(SET PROBLEM): Give again only the lines running from the one with "Reproduce this diagram with TikZ." through the one with "(0,0) rectangle (964,586);", inclusive. Omit every picture.

Start

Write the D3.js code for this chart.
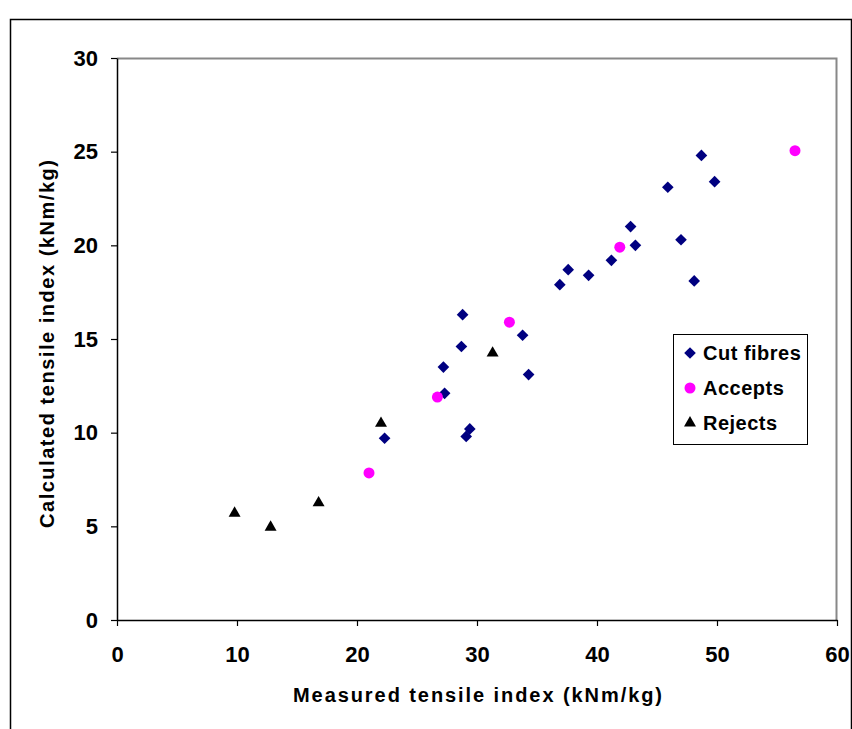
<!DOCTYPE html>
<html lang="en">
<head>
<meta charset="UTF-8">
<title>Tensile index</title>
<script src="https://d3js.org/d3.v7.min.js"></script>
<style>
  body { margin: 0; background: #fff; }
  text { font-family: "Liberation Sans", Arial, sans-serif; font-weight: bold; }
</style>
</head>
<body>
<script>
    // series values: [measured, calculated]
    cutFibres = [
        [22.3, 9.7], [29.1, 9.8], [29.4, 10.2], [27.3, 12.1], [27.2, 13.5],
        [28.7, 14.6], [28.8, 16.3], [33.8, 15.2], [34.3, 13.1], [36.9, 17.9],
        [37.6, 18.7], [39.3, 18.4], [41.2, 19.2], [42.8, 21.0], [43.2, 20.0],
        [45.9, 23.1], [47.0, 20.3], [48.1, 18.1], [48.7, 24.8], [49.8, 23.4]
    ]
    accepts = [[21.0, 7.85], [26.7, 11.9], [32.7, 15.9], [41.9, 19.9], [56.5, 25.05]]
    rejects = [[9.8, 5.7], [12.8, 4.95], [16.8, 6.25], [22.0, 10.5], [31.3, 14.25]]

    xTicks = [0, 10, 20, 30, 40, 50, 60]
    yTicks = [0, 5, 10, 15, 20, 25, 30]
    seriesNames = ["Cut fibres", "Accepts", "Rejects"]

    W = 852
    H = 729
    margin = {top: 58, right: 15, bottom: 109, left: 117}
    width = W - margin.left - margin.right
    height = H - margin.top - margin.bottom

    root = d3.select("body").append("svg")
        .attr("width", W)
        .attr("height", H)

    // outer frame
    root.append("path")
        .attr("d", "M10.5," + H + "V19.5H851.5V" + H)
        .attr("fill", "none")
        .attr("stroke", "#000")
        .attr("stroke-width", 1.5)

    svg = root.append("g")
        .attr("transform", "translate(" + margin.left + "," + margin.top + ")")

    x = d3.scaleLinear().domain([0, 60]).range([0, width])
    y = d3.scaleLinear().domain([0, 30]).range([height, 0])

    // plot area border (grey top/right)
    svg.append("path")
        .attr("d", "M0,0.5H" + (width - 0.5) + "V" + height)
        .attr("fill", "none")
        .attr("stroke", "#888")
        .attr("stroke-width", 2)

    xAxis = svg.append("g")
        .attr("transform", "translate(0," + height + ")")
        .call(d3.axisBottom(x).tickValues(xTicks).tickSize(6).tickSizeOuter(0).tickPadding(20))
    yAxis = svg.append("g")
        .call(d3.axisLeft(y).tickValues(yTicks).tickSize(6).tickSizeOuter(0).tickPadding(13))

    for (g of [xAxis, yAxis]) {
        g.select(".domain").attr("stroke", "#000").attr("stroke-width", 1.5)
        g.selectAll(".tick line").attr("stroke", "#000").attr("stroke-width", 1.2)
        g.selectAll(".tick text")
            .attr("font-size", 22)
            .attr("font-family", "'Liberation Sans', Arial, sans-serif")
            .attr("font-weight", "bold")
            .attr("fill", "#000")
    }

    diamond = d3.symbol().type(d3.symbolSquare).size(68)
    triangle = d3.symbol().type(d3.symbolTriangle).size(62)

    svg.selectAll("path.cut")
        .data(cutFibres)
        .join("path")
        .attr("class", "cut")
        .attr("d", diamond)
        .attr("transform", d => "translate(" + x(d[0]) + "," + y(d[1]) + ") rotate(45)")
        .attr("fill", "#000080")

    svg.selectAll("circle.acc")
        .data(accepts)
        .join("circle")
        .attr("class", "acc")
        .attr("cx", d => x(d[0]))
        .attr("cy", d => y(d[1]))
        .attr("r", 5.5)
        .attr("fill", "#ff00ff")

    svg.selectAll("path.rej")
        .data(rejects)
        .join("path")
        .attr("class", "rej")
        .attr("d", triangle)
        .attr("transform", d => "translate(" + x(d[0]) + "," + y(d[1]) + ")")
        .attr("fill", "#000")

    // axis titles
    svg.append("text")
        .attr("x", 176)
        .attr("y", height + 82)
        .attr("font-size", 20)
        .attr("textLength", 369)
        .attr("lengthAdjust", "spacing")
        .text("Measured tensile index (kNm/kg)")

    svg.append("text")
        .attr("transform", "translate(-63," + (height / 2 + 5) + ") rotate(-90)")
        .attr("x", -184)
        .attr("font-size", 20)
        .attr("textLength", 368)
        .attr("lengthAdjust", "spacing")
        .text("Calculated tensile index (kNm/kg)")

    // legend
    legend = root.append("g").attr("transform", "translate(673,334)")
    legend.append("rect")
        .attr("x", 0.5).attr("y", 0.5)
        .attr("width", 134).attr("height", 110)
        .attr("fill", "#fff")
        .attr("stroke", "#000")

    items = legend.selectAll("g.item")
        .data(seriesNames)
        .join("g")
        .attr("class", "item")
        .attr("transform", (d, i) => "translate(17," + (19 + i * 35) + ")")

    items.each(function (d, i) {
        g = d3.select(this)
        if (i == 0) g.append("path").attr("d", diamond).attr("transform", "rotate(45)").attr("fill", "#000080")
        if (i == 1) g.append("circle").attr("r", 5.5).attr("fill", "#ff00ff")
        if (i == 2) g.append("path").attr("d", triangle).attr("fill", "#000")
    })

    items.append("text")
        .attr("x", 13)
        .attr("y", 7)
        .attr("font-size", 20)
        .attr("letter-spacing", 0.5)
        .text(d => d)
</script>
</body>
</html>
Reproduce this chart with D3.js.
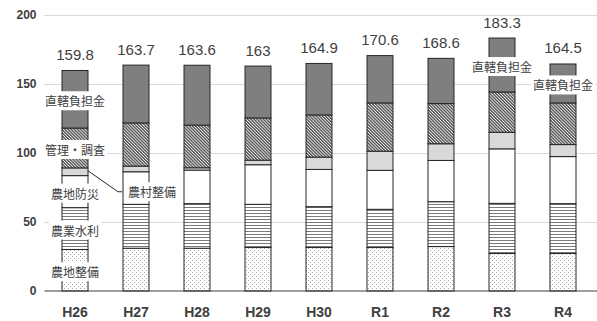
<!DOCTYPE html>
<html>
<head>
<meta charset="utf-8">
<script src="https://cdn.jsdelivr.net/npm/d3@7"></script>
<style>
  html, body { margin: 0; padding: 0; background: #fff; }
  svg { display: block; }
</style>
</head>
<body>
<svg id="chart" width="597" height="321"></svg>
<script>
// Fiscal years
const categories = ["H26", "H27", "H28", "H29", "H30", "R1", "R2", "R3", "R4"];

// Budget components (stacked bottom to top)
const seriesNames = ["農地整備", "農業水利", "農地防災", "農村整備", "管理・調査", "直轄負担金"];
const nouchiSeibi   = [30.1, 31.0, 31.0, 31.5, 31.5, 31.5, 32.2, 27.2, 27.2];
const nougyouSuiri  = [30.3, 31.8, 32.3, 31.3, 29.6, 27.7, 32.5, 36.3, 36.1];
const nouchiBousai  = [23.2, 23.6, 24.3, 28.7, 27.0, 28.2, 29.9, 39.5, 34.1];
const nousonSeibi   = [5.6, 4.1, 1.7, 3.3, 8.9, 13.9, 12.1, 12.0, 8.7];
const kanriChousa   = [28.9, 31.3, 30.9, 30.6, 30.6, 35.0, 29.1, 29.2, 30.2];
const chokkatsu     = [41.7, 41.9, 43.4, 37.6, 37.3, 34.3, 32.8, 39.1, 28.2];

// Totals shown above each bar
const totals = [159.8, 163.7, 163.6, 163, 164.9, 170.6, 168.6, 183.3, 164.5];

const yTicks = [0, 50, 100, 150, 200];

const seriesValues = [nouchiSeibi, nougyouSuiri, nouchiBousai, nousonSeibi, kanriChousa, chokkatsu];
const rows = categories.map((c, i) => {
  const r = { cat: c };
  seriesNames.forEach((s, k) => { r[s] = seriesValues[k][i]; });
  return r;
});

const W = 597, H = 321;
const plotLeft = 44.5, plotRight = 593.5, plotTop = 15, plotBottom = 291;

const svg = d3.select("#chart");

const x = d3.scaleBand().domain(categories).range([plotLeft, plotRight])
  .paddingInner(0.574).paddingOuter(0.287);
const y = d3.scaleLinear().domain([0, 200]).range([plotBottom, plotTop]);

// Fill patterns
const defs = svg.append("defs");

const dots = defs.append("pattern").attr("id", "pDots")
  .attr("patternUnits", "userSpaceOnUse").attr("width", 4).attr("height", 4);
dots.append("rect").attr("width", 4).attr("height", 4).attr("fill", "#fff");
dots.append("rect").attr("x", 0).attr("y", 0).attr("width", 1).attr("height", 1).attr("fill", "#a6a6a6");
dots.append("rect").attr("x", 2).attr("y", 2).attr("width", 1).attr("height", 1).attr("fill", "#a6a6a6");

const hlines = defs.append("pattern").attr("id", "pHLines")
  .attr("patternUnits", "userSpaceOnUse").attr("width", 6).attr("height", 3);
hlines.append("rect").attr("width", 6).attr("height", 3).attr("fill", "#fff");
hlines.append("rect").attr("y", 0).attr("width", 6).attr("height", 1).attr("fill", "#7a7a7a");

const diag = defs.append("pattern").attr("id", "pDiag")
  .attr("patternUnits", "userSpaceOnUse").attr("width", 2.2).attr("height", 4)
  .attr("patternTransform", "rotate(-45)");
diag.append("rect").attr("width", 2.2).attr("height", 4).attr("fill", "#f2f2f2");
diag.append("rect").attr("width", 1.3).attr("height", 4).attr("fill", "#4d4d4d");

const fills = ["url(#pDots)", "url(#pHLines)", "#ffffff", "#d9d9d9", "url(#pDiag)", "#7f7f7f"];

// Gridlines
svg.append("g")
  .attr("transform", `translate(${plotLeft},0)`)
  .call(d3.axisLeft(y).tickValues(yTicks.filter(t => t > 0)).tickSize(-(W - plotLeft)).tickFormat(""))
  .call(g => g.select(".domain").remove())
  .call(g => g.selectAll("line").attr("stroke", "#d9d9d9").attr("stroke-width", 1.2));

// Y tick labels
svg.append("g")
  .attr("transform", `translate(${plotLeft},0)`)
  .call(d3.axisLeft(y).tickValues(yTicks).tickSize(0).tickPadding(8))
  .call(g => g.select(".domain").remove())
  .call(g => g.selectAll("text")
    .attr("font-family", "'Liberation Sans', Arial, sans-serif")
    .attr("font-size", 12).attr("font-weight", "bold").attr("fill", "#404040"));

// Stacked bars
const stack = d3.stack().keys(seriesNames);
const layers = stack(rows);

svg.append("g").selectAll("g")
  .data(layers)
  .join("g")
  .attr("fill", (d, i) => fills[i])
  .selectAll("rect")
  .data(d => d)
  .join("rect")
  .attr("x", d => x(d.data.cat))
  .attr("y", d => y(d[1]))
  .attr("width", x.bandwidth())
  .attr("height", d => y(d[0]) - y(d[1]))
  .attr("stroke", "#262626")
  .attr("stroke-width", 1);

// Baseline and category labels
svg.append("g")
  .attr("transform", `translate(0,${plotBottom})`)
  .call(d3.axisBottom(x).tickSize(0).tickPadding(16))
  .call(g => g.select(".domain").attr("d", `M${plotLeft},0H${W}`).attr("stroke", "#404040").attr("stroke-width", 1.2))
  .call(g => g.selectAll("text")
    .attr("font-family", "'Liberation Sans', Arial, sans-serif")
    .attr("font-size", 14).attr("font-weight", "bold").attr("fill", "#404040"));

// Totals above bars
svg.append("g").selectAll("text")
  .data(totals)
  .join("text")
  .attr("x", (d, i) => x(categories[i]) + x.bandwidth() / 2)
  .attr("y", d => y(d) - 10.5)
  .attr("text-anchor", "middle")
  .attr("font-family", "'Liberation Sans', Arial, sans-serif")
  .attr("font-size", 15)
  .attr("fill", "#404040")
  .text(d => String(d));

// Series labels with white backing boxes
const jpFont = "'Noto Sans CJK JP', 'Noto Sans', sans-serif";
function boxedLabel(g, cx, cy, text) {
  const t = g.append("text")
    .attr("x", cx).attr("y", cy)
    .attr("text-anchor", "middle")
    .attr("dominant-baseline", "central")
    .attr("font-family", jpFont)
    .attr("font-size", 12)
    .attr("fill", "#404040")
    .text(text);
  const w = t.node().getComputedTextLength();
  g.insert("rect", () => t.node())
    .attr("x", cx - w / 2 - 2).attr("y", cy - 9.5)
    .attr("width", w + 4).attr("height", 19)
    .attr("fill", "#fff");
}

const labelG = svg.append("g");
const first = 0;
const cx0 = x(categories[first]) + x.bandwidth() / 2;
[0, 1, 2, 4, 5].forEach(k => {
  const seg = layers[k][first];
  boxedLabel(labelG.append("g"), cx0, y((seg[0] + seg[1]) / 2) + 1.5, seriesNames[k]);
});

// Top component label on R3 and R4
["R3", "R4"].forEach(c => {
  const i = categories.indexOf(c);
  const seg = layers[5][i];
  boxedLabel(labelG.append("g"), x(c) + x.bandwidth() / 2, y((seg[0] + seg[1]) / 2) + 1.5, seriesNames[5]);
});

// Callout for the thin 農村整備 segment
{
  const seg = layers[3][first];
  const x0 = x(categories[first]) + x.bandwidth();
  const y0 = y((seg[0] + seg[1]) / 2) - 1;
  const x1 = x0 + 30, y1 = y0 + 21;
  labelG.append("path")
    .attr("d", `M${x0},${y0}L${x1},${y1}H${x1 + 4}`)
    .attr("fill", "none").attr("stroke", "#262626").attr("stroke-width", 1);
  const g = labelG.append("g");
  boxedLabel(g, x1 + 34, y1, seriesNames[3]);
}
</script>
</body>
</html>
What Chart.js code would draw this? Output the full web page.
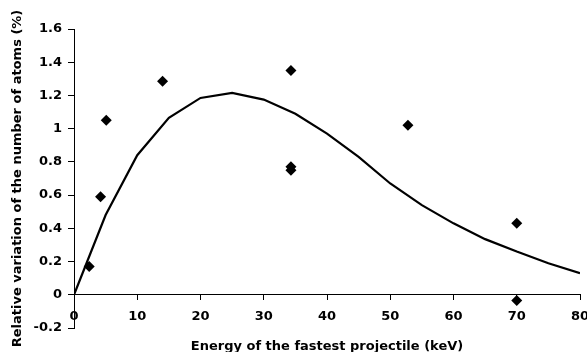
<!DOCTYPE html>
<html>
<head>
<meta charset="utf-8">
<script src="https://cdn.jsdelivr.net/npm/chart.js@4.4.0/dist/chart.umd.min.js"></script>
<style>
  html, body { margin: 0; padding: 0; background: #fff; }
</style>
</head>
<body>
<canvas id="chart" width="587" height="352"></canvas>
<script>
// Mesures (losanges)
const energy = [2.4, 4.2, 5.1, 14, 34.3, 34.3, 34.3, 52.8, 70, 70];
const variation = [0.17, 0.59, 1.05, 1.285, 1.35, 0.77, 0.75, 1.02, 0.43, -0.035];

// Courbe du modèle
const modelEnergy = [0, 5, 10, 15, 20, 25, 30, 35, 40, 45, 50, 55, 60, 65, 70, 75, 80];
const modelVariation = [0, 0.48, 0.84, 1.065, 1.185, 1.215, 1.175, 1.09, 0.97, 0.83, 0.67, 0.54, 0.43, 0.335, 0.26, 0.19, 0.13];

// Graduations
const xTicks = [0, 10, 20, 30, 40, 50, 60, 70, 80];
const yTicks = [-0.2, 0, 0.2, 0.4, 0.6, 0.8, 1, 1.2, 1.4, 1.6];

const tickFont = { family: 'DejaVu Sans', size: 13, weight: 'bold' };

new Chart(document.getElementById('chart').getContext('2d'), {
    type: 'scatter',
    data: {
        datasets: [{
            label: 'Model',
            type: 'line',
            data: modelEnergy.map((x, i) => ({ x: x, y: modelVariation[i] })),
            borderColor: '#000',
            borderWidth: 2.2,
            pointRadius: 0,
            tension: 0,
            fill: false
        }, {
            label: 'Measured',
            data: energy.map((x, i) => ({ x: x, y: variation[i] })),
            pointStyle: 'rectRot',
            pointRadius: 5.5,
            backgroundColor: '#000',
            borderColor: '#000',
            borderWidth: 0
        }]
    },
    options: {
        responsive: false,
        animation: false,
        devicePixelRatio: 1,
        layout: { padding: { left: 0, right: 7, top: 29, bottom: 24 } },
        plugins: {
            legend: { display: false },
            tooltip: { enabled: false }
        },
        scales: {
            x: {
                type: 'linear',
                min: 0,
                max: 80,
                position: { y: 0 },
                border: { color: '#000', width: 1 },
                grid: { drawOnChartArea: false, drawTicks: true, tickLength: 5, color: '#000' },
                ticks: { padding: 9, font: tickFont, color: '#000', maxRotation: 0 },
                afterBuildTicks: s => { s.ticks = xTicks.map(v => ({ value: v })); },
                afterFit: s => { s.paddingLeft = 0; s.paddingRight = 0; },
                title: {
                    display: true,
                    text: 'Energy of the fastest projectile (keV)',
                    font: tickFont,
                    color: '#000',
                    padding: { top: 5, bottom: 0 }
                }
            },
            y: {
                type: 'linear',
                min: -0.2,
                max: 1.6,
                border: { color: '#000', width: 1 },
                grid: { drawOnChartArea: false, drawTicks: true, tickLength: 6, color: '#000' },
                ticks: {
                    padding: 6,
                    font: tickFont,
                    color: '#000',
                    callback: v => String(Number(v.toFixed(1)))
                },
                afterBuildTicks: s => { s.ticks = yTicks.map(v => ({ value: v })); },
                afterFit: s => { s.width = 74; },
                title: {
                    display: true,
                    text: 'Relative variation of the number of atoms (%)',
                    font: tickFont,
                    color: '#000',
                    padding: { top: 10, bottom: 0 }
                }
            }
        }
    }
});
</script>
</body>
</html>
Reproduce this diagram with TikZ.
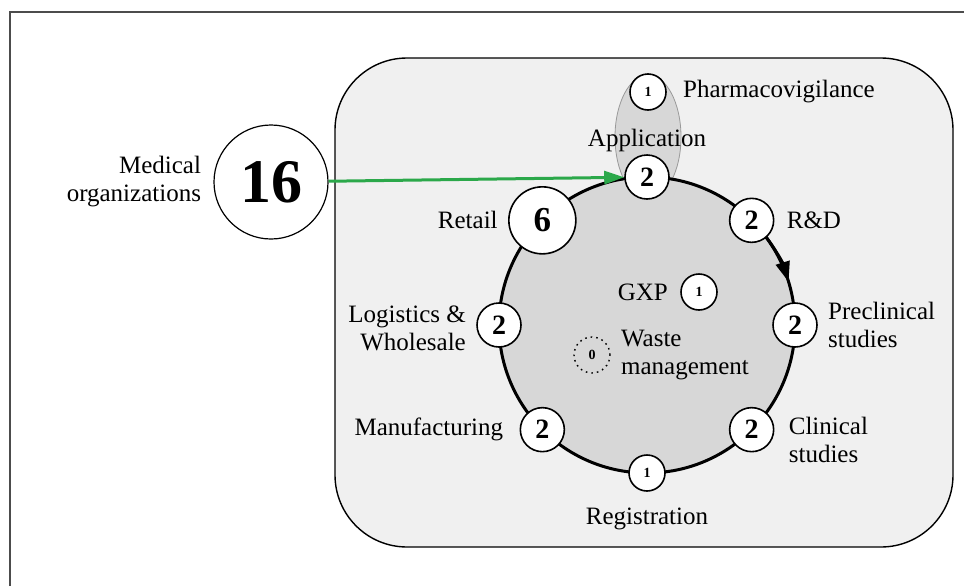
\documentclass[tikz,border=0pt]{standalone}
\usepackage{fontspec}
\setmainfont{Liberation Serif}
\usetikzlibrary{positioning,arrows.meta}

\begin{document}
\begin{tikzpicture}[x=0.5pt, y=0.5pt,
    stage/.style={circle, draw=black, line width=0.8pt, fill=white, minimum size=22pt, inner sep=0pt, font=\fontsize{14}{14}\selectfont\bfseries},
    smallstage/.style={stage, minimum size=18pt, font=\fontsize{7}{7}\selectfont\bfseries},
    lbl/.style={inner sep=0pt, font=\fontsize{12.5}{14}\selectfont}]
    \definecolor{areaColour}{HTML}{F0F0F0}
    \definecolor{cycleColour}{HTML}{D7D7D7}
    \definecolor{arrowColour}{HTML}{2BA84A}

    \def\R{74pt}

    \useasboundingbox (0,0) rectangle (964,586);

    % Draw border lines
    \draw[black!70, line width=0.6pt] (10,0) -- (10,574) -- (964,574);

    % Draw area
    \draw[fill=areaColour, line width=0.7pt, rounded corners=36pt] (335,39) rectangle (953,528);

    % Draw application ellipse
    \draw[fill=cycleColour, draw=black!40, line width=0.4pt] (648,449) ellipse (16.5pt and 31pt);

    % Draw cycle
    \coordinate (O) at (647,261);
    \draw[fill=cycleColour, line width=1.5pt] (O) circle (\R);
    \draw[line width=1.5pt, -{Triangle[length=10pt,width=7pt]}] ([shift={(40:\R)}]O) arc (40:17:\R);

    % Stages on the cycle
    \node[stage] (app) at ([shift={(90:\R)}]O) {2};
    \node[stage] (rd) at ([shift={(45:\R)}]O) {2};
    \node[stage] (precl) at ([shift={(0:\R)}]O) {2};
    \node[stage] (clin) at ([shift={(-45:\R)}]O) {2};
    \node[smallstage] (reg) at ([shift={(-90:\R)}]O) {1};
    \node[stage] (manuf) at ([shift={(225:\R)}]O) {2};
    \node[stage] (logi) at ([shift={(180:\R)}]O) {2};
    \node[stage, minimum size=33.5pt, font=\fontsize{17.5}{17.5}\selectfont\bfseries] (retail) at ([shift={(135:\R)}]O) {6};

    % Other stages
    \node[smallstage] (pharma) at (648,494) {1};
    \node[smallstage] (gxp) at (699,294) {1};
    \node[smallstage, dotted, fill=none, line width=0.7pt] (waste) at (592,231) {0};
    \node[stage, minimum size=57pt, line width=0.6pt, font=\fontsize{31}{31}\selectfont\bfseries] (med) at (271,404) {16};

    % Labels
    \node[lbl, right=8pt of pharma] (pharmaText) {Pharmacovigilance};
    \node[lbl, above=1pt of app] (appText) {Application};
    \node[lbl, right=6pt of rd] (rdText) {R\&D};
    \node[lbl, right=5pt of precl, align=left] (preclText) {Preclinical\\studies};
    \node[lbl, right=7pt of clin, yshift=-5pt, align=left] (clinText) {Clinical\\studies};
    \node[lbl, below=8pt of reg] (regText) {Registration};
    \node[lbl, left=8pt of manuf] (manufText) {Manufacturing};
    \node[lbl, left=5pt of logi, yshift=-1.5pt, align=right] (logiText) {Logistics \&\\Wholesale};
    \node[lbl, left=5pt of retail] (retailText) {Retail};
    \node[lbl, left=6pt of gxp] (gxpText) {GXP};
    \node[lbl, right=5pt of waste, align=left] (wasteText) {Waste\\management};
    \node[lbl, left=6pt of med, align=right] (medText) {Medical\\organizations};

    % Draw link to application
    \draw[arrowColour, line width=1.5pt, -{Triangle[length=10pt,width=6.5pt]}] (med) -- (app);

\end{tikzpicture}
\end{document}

End

(EXERCISE RESULT):
Reproduce this diagram with TikZ.
\documentclass[tikz,border=0pt]{standalone}
\usepackage{fontspec}
\setmainfont{Liberation Serif}
\usetikzlibrary{positioning,arrows.meta}

\begin{document}
\begin{tikzpicture}[x=0.5pt, y=0.5pt,
    stage/.style={circle, draw=black, line width=0.8pt, fill=white, minimum size=22pt, inner sep=0pt, font=\fontsize{14}{14}\selectfont\bfseries},
    smallstage/.style={stage, minimum size=18pt, font=\fontsize{7}{7}\selectfont\bfseries},
    lbl/.style={inner sep=0pt, font=\fontsize{12.5}{14}\selectfont}]
    \definecolor{areaColour}{HTML}{F0F0F0}
    \definecolor{cycleColour}{HTML}{D7D7D7}
    \definecolor{arrowColour}{HTML}{2BA84A}

    \def\R{74pt}

    \useasboundingbox (0,0) rectangle (964,586);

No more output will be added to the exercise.